Start of Stored data
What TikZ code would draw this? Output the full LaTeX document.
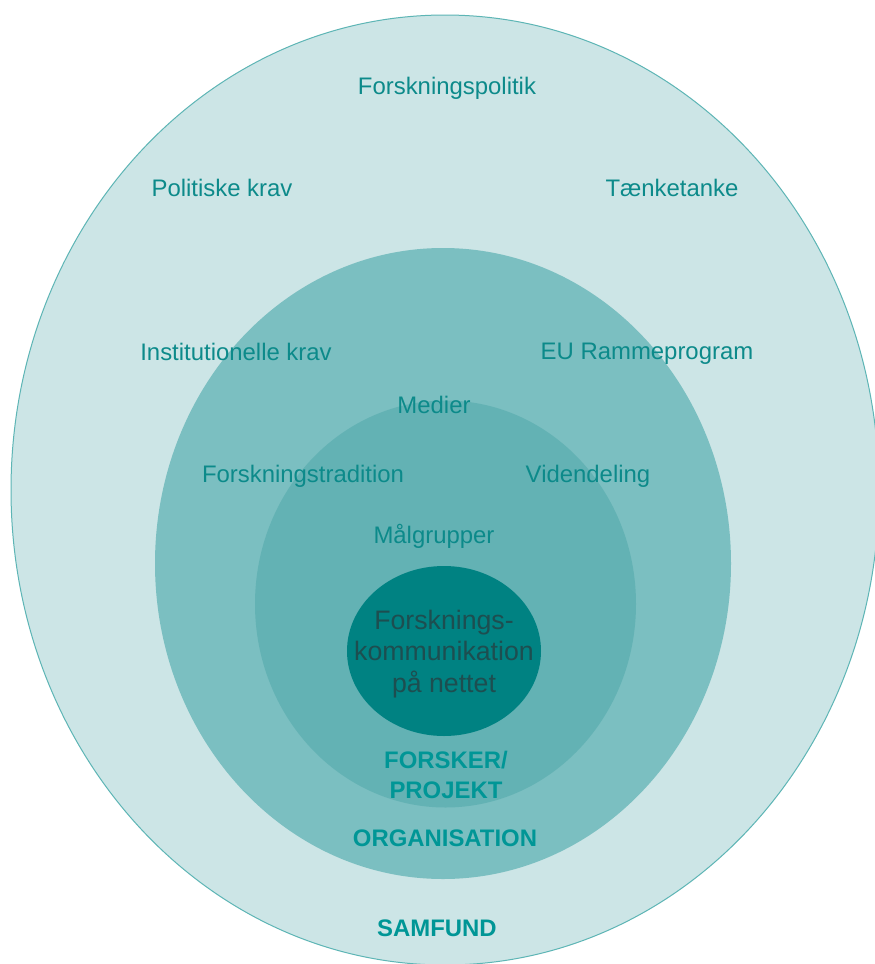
\documentclass[tikz,border=0pt]{standalone}
\usepackage{fontspec}
\setmainfont{Liberation Sans}
\definecolor{ringA}{HTML}{CCE5E6}
\definecolor{ringAline}{HTML}{5DB5B5}
\definecolor{ringB}{HTML}{7BBFC1}
\definecolor{ringC}{HTML}{63B2B4}
\definecolor{core}{HTML}{008282}
\definecolor{lbl}{HTML}{0C8A8A}
\definecolor{boldlbl}{HTML}{009696}
\definecolor{coretext}{HTML}{1D4E50}
\tikzset{
  lab/.style={text=lbl, font=\fontsize{24}{28}\selectfont, inner sep=0pt, anchor=center},
  blab/.style={text=boldlbl, font=\fontsize{24}{30}\selectfont\bfseries, inner sep=0pt, align=center, anchor=center},
  ctext/.style={text=coretext, font=\fontsize{26.8}{31.5}\selectfont, align=center, inner sep=0pt}
}
\begin{document}
\begin{tikzpicture}[x=1bp,y=-1bp]
\useasboundingbox (0,0) rectangle (875,964);
\clip (0,0) rectangle (875,964);
\fill[white] (0,0) rectangle (875,964);
% rings
\draw[fill=ringA, draw=ringAline, line width=1bp] (445,490) ellipse [x radius=434, y radius=475];
\fill[ringB] (443,563.5) ellipse [x radius=288, y radius=315.5];
\fill[ringC] (445.5,604) ellipse [x radius=190.5, y radius=203.5];
\fill[core] (444,651) ellipse [x radius=97, y radius=85];
% labels
\node[lab] (fp) at (447,88) {Forskningspolitik};
\node[lab] (pk) at (222,188) {Politiske krav};
\node[lab] (tt) at (672,188) {Tænketanke};
\node[lab] (ik) at (236,352) {Institutionelle krav};
\node[lab] (eu) at (647,354) {EU Rammeprogram};
\node[lab] (me) at (434,405) {Medier};
\node[lab] (ft) at (303,476) {Forskningstradition};
\node[lab] (vd) at (588,476) {Videndeling};
\node[lab] (mg) at (434,536) {Målgrupper};
\node[ctext] (ct) at (444,654) {Forsknings-\\kommunikation\\på nettet};
\node[blab] (fo) at (446,775) {FORSKER/\\PROJEKT};
\node[blab] (org) at (445,838) {ORGANISATION};
\node[blab] (sam) at (437,928) {SAMFUND};
\end{tikzpicture}
\end{document}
End of Stored data
*Exercise*.
Reproduce all of the material above word for word. Omit the pictures.

*Exercise response*.
What TikZ code would draw this? Output the full LaTeX document.
\documentclass[tikz,border=0pt]{standalone}
\usepackage{fontspec}
\setmainfont{Liberation Sans}
\definecolor{ringA}{HTML}{CCE5E6}
\definecolor{ringAline}{HTML}{5DB5B5}
\definecolor{ringB}{HTML}{7BBFC1}
\definecolor{ringC}{HTML}{63B2B4}
\definecolor{core}{HTML}{008282}
\definecolor{lbl}{HTML}{0C8A8A}
\definecolor{boldlbl}{HTML}{009696}
\definecolor{coretext}{HTML}{1D4E50}
\tikzset{
  lab/.style={text=lbl, font=\fontsize{24}{28}\selectfont, inner sep=0pt, anchor=center},
  blab/.style={text=boldlbl, font=\fontsize{24}{30}\selectfont\bfseries, inner sep=0pt, align=center, anchor=center},
  ctext/.style={text=coretext, font=\fontsize{26.8}{31.5}\selectfont, align=center, inner sep=0pt}
}
\begin{document}
\begin{tikzpicture}[x=1bp,y=-1bp]
\useasboundingbox (0,0) rectangle (875,964);
\clip (0,0) rectangle (875,964);
\fill[white] (0,0) rectangle (875,964);
% rings
\draw[fill=ringA, draw=ringAline, line width=1bp] (445,490) ellipse [x radius=434, y radius=475];
\fill[ringB] (443,563.5) ellipse [x radius=288, y radius=315.5];
\fill[ringC] (445.5,604) ellipse [x radius=190.5, y radius=203.5];
\fill[core] (444,651) ellipse [x radius=97, y radius=85];
% labels
\node[lab] (fp) at (447,88) {Forskningspolitik};
\node[lab] (pk) at (222,188) {Politiske krav};
\node[lab] (tt) at (672,188) {Tænketanke};
\node[lab] (ik) at (236,352) {Institutionelle krav};
\node[lab] (eu) at (647,354) {EU Rammeprogram};
\node[lab] (me) at (434,405) {Medier};
\node[lab] (ft) at (303,476) {Forskningstradition};
\node[lab] (vd) at (588,476) {Videndeling};
\node[lab] (mg) at (434,536) {Målgrupper};
\node[ctext] (ct) at (444,654) {Forsknings-\\kommunikation\\på nettet};
\node[blab] (fo) at (446,775) {FORSKER/\\PROJEKT};
\node[blab] (org) at (445,838) {ORGANISATION};
\node[blab] (sam) at (437,928) {SAMFUND};
\end{tikzpicture}
\end{document}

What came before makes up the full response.